Motto: “Swiftly Audacious.”
Seventh bearer of a famous name, H.M.S. Arethusa is a cruiser of 5,220 tons, launched at Chatham in 1934. She is adopted by the City of Swansea. Her first important service during the war of 1939-1945 was in the Norwegian campaign of 1940. She was again in Norwegian waters the following year for the Lofoten Island raid. Thence she proceeded to the Mediterranean, to engage in various operations against the Italians. In March 1942, immediately after escorting a convoy to Malta, she was attacked by German aircraft which hit the ship with a torpedo. This tore open one of the fuel tanks and set the oil on fire. Burning oil showered around, starting further fires, which in spite of every effort threatened to envelop the forward magazine.

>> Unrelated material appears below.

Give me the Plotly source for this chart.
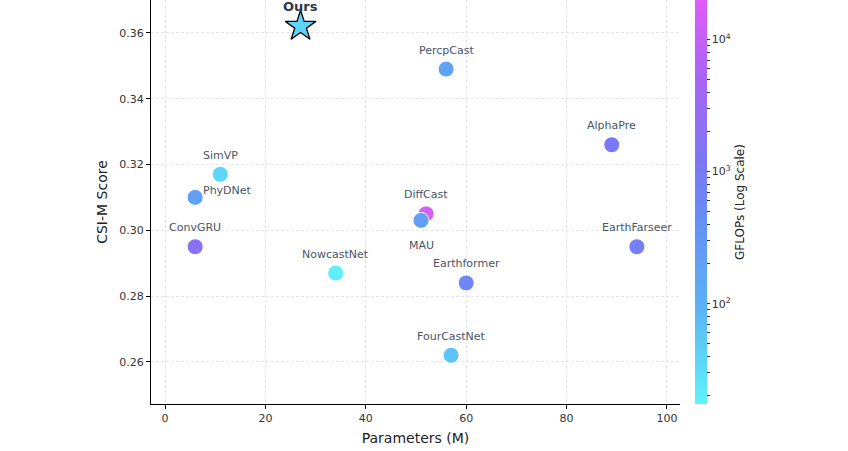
import numpy as np
import plotly.graph_objects as go

# model data
models = ["PercpCast", "AlphaPre", "SimVP", "PhyDNet", "DiffCast", "MAU",
          "ConvGRU", "EarthFarseer", "NowcastNet", "Earthformer", "FourCastNet"]
params = [56, 89, 11, 6, 52, 51, 6, 94, 34, 60, 57]
csi = [0.349, 0.326, 0.317, 0.310, 0.305, 0.303, 0.295, 0.295, 0.287, 0.284, 0.262]
gflops = [180, 1100, 35, 200, 15000, 220, 1800, 900, 20, 600, 60]

ours_params = [27]
ours_csi = [0.362]
ours_gflops = [40]

cb_ticks = [2, 3, 4]
cb_ticktext = ["10<sup>2</sup>", "10<sup>3</sup>", "10<sup>4</sup>"]

cmin, cmax = 1.24, 4.30
scale = [[0.0, "#5ff3fa"], [0.25, "#5bb0f5"], [0.45, "#6690f5"],
         [0.6, "#7c76f5"], [0.8, "#a865f5"], [1.0, "#df5cf8"]]

# minor ticks on the log colorbar
minor = [np.log10(m * 10 ** d) for d in range(1, 5) for m in range(2, 10)]
minor = [v for v in minor if cmin <= v <= cmax]
tickvals = cb_ticks + minor
ticktext = cb_ticktext + [""] * len(minor)

fig = go.Figure()

fig.add_trace(go.Scatter(
    x=params, y=csi, mode="markers",
    marker=dict(size=16, color=np.log10(gflops), colorscale=scale,
                cmin=cmin, cmax=cmax, line=dict(color="white", width=1),
                colorbar=dict(
                    x=1.028, xanchor="left", y=0.5, yanchor="middle",
                    len=1, thickness=12, outlinewidth=0, xpad=0, ypad=0,
                    tickmode="array", tickvals=tickvals, ticktext=ticktext,
                    ticks="outside", ticklen=3, tickwidth=1, tickcolor="#333",
                    tickfont=dict(size=11, color="#333"),
                    title=dict(text="GFLOPs (Log Scale)", side="right",
                               font=dict(size=12, color="#222")),
                )),
    showlegend=False, hoverinfo="skip",
))

fig.add_trace(go.Scatter(
    x=ours_params, y=ours_csi, mode="markers",
    marker=dict(symbol="star", size=23, color=np.log10(ours_gflops),
                colorscale=scale, cmin=cmin, cmax=cmax,
                line=dict(color="black", width=1.3)),
    showlegend=False, hoverinfo="skip",
))

for name, px_, py_ in zip(models, params, csi):
    xs, ys = 0, 19
    if name == "MAU":
        ys = -25
    elif name == "PhyDNet":
        xs, ys = 32, 7
    fig.add_annotation(x=px_, y=py_, text=name, showarrow=False,
                       xshift=xs, yshift=ys,
                       font=dict(size=11, color="#4a5568"))

fig.add_annotation(x=ours_params[0], y=ours_csi[0], text="<b>Ours</b>",
                   showarrow=False, yshift=20,
                   font=dict(size=13, color="#2d3748"))

axis_common = dict(
    showline=True, linecolor="black", linewidth=1,
    ticks="outside", ticklen=4, tickcolor="black",
    tickfont=dict(size=11, color="#333"),
    showgrid=True, gridcolor="#e6e6e6", gridwidth=0.8, griddash="3px,2px",
    zeroline=False, mirror=False, automargin=False,
)

fig.update_xaxes(range=[-2.8, 102.6], tickvals=[0, 20, 40, 60, 80, 100],
                 title=dict(text="Parameters (M)", font=dict(size=14, color="#222"),
                            standoff=8),
                 **axis_common)
fig.update_yaxes(range=[0.2472, 0.3700],
                 tickvals=[0.26, 0.28, 0.30, 0.32, 0.34, 0.36],
                 tickformat=".2f",
                 title=dict(text="CSI-M Score", font=dict(size=14, color="#222"),
                            standoff=8),
                 **axis_common)

fig.update_layout(
    width=848, height=451,
    margin=dict(l=151, r=168, t=0, b=47, autoexpand=False),
    plot_bgcolor="white", paper_bgcolor="white",
    font=dict(family="DejaVu Sans"),
)

fig.write_html("out.html", config={"displayModeBar": False},
               post_script="document.body.style.margin = '0';")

Owing to broken connexions, the emergency system for flooding the magazine could not by used, and catastrophe seemed imminent. Yet no explosion followed. When at last the flames were under control, it was found that the torpedo has laid the magazine open to the sea and so saved the ship. After 3½ days the Arethusa reached Alexandria in so precarious a state that it seemed miraculous that she could have remained afloat. Temporary repairs were executed, and she proceeded to a U.S. Navy Yard for refit.
On D-Day in 1944 the Arethusa led the bombarding forces; and on June 16 she had the honour of carrying H.M. the King across the Channel. A little later she was put out of action by a magnetic mine, which twisted her propeller shafts out of shape. Repaired on the Clyde, she returned to the Mediterranean Station in time for the German surrender in 1945.